> _To do_: Nothing but the lines from the top of the data to the line holding "b_ticks = [5, 10, 15, 20, 25]" should be printed, word for word and both ends included; leave the pictures out.

> _Data to use_:
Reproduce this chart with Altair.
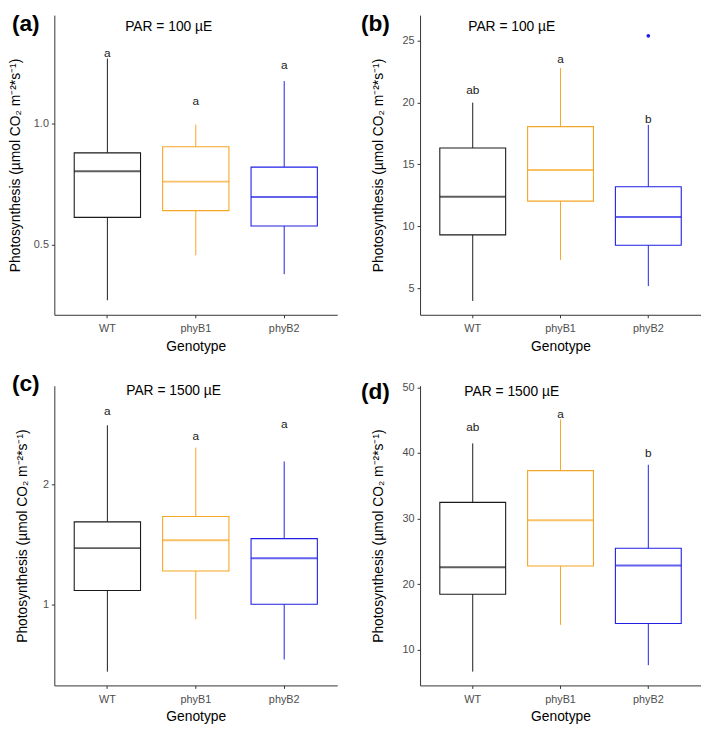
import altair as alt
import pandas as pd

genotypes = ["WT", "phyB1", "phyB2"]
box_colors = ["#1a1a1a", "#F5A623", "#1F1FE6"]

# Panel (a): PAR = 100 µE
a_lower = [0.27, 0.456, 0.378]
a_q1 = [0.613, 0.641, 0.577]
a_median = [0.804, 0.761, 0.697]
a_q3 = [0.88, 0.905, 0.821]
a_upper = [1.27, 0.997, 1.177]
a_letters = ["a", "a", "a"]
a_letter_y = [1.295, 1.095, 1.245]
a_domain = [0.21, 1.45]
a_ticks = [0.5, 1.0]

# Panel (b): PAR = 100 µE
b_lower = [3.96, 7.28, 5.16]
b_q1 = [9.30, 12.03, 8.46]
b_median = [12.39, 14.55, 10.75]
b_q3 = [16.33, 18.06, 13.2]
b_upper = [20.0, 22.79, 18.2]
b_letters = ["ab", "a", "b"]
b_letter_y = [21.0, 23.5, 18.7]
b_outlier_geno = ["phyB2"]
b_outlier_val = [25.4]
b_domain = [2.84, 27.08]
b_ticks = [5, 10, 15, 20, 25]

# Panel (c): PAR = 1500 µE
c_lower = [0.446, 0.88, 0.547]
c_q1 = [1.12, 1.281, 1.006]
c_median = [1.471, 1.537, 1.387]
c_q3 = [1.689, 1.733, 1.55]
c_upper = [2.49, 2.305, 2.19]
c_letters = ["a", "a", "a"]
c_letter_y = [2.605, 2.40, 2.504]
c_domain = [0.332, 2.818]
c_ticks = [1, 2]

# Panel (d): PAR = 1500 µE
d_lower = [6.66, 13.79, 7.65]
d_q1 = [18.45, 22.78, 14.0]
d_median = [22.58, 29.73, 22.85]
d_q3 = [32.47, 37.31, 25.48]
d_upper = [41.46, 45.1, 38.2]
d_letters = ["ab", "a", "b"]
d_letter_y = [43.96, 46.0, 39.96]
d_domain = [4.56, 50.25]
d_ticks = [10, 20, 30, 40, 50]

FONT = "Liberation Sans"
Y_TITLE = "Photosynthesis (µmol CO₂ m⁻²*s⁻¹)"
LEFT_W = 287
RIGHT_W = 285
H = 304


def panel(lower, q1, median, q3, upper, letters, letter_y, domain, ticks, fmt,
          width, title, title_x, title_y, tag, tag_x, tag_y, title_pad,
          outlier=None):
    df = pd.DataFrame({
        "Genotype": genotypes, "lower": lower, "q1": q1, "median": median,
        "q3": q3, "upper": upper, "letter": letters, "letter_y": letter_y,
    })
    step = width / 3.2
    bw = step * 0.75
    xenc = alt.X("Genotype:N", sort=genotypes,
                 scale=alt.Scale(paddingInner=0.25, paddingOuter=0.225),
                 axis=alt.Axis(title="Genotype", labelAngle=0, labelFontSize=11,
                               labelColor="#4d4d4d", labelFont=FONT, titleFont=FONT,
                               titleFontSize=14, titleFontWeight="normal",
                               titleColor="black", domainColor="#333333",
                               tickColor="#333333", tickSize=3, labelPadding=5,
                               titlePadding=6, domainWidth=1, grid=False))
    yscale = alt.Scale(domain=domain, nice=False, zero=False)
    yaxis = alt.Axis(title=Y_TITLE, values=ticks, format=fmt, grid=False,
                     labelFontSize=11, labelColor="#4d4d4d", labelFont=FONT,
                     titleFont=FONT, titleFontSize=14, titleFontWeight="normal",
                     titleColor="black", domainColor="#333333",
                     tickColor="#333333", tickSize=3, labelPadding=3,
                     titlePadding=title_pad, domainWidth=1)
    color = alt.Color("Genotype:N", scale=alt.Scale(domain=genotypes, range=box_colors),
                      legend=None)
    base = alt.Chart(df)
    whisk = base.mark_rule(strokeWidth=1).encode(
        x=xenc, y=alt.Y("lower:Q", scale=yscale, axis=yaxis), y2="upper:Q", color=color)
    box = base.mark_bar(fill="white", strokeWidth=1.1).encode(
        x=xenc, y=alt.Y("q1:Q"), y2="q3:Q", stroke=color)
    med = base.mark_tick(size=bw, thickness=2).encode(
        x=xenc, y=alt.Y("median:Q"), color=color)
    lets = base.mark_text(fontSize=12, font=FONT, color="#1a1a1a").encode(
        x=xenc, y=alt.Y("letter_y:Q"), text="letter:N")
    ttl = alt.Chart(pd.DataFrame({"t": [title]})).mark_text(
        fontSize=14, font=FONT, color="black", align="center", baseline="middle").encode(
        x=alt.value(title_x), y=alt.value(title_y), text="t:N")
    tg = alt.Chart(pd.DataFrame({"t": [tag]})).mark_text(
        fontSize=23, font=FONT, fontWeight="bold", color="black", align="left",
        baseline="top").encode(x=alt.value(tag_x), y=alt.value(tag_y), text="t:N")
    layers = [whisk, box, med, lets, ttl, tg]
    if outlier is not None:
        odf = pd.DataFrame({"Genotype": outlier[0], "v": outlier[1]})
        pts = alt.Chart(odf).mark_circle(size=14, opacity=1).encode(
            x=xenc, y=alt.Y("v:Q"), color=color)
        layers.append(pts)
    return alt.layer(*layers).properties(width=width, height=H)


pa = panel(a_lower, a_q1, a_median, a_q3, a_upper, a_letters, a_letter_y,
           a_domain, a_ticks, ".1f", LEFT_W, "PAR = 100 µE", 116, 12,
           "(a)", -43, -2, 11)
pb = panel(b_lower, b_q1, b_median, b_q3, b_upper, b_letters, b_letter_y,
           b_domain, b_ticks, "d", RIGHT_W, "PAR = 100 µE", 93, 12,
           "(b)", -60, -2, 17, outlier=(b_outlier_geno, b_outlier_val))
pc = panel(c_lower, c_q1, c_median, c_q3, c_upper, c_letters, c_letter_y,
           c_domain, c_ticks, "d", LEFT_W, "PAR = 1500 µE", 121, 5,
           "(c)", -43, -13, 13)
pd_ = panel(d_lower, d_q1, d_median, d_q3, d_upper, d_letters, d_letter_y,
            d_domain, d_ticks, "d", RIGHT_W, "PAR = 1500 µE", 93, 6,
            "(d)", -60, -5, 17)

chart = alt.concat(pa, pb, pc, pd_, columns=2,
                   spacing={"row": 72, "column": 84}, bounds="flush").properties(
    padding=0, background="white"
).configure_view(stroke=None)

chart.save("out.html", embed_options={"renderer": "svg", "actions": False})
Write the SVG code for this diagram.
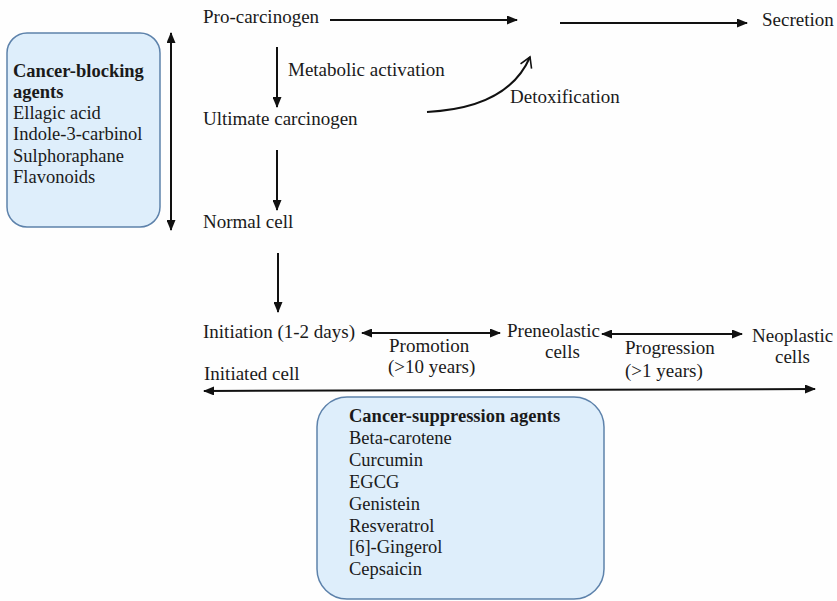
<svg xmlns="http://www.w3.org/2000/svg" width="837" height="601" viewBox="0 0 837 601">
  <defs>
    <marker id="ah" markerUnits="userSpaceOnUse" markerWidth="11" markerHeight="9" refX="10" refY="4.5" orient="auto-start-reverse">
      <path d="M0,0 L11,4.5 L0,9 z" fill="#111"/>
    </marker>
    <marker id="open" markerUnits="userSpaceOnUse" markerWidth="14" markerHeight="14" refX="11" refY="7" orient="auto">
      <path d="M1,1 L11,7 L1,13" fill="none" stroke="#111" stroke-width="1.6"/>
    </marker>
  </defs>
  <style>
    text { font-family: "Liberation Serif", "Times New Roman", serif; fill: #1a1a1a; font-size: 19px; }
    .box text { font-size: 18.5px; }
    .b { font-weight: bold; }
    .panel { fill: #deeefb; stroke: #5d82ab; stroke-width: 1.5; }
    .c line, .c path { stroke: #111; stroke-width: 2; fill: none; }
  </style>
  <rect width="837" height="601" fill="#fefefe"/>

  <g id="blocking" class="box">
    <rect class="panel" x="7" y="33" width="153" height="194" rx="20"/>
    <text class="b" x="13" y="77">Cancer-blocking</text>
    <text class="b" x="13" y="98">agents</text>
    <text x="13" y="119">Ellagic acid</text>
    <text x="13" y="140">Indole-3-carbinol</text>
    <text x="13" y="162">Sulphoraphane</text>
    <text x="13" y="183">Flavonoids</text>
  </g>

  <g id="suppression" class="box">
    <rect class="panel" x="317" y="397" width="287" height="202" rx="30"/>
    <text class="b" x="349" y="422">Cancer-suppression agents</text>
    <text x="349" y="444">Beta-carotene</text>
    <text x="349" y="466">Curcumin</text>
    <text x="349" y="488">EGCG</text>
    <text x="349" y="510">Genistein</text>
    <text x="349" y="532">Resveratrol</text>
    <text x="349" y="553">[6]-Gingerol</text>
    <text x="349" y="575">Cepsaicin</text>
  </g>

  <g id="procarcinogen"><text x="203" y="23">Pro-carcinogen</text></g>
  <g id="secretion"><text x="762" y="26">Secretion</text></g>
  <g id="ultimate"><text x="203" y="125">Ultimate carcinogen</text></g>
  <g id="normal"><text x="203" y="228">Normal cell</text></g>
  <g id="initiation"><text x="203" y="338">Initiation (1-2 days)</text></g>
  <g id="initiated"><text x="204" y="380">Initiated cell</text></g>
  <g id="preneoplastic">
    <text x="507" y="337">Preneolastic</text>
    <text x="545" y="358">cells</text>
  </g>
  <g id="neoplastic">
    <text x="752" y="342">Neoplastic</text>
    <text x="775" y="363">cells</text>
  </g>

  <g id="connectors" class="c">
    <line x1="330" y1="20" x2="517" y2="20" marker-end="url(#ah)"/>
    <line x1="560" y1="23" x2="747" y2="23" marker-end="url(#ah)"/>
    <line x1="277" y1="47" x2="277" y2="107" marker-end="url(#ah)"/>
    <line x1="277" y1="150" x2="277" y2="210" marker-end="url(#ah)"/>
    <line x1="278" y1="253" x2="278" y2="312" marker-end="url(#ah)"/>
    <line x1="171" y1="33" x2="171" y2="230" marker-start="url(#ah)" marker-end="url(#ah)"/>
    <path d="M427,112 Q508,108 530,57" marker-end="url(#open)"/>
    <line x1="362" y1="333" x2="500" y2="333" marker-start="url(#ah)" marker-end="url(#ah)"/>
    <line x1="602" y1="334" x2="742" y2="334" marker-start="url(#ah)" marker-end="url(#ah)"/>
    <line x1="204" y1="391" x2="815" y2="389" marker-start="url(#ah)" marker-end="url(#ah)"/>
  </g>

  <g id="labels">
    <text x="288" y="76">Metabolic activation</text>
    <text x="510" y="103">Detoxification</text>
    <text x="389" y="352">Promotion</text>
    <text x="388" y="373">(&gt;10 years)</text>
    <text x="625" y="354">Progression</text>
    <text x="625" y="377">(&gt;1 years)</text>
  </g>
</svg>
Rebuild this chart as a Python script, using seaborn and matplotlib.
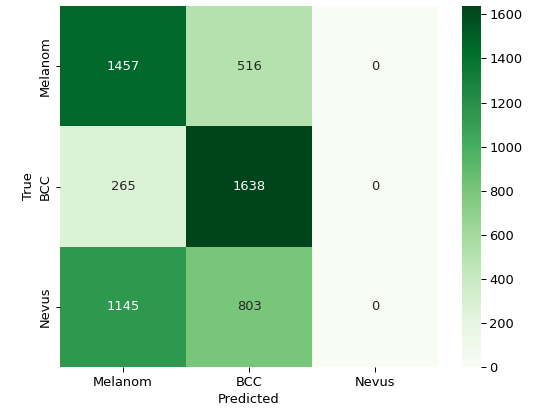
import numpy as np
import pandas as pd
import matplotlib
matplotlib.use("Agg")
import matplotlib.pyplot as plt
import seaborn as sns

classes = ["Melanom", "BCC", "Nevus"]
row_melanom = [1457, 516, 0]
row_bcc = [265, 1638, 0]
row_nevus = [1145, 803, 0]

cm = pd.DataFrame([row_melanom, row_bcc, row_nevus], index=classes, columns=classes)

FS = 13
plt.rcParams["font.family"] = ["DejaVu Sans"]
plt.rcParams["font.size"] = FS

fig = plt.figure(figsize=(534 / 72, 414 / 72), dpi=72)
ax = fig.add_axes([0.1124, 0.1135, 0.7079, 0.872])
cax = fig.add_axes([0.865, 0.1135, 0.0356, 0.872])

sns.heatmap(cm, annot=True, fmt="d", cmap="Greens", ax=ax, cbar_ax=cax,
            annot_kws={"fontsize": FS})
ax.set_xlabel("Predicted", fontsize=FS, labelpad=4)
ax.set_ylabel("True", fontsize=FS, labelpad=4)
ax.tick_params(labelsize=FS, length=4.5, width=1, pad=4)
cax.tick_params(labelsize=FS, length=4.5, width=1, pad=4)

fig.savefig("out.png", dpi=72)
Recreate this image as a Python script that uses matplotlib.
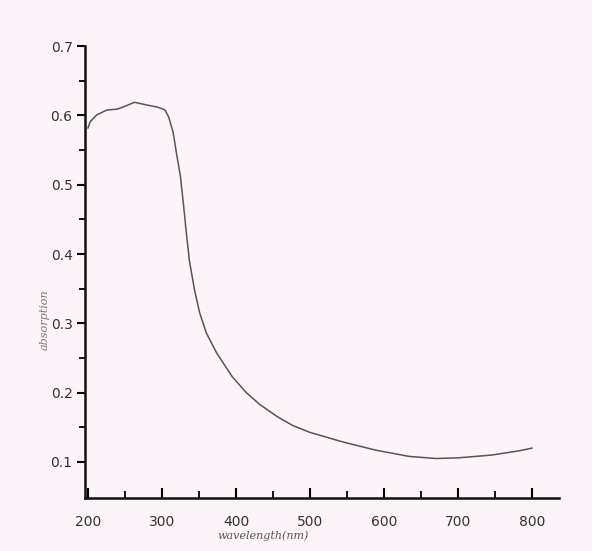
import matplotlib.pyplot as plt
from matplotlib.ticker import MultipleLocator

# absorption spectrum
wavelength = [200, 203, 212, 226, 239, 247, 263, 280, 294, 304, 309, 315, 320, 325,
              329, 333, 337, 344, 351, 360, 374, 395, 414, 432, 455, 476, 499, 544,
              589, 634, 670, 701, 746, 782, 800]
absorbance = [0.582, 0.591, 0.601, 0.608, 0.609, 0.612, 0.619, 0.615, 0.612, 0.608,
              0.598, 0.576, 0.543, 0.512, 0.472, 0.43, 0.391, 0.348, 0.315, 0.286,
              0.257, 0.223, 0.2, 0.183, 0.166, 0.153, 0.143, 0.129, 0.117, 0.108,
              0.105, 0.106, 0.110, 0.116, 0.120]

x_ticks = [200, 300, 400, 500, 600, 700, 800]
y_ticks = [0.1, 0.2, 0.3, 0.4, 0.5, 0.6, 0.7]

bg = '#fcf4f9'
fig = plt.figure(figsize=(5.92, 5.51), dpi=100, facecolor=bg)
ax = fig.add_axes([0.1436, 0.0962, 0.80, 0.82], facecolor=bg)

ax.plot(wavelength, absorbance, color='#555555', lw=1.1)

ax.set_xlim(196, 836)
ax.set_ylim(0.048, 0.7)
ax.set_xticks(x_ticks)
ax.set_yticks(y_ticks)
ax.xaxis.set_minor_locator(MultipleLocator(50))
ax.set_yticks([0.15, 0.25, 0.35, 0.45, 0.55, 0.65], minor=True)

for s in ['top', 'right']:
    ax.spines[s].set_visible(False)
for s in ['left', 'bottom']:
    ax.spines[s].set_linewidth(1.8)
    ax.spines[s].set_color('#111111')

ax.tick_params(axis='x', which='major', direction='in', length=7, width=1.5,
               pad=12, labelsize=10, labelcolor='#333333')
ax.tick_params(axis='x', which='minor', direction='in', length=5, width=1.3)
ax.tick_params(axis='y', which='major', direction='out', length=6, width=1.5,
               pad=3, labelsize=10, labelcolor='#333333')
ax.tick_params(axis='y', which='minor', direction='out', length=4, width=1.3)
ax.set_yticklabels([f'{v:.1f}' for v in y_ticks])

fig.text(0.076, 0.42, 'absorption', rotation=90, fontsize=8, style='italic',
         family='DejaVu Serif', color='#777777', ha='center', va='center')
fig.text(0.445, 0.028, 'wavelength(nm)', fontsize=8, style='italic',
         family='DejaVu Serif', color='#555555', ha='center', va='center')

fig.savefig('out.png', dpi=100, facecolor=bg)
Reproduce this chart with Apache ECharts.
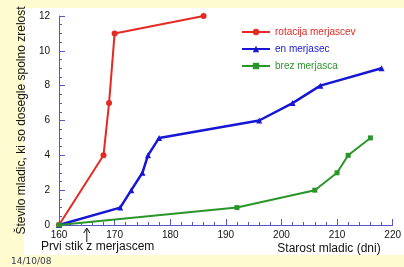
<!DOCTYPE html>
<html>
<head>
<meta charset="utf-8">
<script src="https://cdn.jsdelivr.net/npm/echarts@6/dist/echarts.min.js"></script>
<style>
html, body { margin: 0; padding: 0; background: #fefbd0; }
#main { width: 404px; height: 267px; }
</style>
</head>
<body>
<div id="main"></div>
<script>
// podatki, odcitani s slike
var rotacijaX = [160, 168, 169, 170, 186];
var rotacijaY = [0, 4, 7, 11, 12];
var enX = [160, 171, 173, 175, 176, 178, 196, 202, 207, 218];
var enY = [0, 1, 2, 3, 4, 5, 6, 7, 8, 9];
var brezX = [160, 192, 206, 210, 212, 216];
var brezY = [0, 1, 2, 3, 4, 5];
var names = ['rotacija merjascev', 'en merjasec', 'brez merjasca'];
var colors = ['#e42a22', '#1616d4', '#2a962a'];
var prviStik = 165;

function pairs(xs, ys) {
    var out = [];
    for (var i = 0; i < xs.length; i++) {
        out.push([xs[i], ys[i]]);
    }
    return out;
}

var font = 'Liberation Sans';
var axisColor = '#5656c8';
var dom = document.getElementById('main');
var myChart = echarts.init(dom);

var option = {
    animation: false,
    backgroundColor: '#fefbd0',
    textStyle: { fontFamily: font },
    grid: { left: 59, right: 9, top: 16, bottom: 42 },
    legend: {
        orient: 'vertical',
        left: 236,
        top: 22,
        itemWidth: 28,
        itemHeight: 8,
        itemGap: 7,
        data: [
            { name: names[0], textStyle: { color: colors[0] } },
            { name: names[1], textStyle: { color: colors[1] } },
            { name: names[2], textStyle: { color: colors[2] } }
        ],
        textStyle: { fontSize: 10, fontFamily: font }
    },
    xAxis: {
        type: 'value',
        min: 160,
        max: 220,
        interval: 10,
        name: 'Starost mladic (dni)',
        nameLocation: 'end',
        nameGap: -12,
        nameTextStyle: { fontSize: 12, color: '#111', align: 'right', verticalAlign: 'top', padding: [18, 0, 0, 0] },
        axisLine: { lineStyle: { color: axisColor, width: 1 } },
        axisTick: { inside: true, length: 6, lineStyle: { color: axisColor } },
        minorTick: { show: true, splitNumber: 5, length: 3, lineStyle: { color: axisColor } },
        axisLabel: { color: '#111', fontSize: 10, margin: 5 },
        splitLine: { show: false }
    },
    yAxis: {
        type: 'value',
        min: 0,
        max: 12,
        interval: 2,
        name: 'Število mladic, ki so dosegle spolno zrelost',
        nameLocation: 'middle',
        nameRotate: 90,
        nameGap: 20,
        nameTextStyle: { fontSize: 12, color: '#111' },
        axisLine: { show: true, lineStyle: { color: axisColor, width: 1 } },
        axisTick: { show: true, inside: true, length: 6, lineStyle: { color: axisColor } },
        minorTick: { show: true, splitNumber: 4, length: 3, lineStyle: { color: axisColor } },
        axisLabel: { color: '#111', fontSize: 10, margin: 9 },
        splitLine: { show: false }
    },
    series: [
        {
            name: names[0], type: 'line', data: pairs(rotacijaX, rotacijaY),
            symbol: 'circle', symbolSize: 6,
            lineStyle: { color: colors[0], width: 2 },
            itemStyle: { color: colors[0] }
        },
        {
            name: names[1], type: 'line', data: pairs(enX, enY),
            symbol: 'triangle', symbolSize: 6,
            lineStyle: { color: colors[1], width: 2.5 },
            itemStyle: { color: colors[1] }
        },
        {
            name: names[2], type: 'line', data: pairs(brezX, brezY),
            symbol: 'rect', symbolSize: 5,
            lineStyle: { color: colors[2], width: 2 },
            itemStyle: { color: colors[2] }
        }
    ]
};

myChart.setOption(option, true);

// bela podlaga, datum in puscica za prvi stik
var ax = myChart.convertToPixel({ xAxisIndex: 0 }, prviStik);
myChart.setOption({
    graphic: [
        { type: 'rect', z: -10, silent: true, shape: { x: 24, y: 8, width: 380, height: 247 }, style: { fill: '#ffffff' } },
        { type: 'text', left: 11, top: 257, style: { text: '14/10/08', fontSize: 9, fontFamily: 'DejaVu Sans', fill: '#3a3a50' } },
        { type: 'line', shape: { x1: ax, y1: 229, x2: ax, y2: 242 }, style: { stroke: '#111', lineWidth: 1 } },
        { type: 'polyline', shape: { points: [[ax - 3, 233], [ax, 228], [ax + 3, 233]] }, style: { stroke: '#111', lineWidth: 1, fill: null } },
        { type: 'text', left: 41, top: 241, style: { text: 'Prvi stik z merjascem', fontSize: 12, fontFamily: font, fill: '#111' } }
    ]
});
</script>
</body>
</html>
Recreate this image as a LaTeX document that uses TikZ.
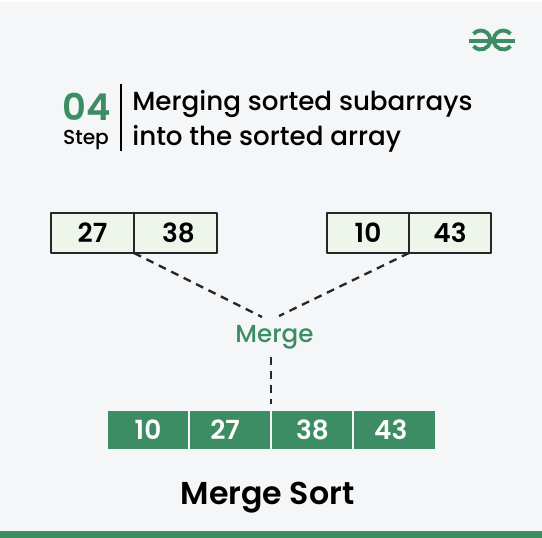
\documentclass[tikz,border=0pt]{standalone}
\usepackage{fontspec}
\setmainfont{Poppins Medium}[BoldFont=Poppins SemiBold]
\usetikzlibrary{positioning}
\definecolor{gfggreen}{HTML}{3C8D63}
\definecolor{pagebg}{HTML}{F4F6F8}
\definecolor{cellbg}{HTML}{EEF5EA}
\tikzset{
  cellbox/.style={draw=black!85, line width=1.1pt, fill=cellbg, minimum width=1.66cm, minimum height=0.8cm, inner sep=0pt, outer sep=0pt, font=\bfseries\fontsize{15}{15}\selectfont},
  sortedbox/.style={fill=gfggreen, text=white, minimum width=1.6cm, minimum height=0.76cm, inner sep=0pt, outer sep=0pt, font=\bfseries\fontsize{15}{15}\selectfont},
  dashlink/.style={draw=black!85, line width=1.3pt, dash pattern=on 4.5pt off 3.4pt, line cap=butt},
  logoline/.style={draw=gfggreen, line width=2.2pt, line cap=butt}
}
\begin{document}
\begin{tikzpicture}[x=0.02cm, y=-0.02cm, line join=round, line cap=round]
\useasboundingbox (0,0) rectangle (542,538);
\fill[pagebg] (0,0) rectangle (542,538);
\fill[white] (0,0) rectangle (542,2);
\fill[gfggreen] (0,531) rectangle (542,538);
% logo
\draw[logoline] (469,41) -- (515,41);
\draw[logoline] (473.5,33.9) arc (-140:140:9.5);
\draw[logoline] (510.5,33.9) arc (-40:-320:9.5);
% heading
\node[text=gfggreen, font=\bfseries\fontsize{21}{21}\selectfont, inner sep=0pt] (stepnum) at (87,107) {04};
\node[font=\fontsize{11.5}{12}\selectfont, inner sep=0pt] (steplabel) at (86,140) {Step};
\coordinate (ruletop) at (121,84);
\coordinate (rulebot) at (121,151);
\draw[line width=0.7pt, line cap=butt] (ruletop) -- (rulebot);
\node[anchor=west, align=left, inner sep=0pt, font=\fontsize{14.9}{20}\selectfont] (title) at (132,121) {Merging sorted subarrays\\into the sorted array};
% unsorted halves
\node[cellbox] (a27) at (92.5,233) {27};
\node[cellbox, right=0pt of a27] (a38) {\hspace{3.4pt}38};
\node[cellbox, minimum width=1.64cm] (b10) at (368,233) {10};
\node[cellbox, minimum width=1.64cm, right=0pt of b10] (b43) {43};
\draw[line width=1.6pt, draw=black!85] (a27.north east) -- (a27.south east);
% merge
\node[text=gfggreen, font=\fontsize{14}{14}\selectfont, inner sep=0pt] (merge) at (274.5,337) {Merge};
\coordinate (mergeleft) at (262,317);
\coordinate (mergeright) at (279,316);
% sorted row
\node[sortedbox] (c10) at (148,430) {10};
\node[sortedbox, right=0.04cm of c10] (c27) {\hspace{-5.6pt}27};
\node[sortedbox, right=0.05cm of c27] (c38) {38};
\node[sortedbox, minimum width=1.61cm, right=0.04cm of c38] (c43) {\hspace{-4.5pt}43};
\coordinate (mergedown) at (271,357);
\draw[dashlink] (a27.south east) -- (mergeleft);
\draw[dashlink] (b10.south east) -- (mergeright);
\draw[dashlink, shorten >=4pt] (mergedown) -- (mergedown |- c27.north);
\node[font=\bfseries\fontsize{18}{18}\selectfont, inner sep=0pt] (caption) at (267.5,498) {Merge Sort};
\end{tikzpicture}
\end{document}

> _Result for this task_:
Reproduce this chart with Altair.
import altair as alt
import pandas as pd

genotypes = ["WT", "phyB1", "phyB2"]
box_colors = ["#1a1a1a", "#F5A623", "#1F1FE6"]

# Panel (a): PAR = 100 µE
a_lower = [0.27, 0.456, 0.378]
a_q1 = [0.613, 0.641, 0.577]
a_median = [0.804, 0.761, 0.697]
a_q3 = [0.88, 0.905, 0.821]
a_upper = [1.27, 0.997, 1.177]
a_letters = ["a", "a", "a"]
a_letter_y = [1.295, 1.095, 1.245]
a_domain = [0.21, 1.45]
a_ticks = [0.5, 1.0]

# Panel (b): PAR = 100 µE
b_lower = [3.96, 7.28, 5.16]
b_q1 = [9.30, 12.03, 8.46]
b_median = [12.39, 14.55, 10.75]
b_q3 = [16.33, 18.06, 13.2]
b_upper = [20.0, 22.79, 18.2]
b_letters = ["ab", "a", "b"]
b_letter_y = [21.0, 23.5, 18.7]
b_outlier_geno = ["phyB2"]
b_outlier_val = [25.4]
b_domain = [2.84, 27.08]
b_ticks = [5, 10, 15, 20, 25]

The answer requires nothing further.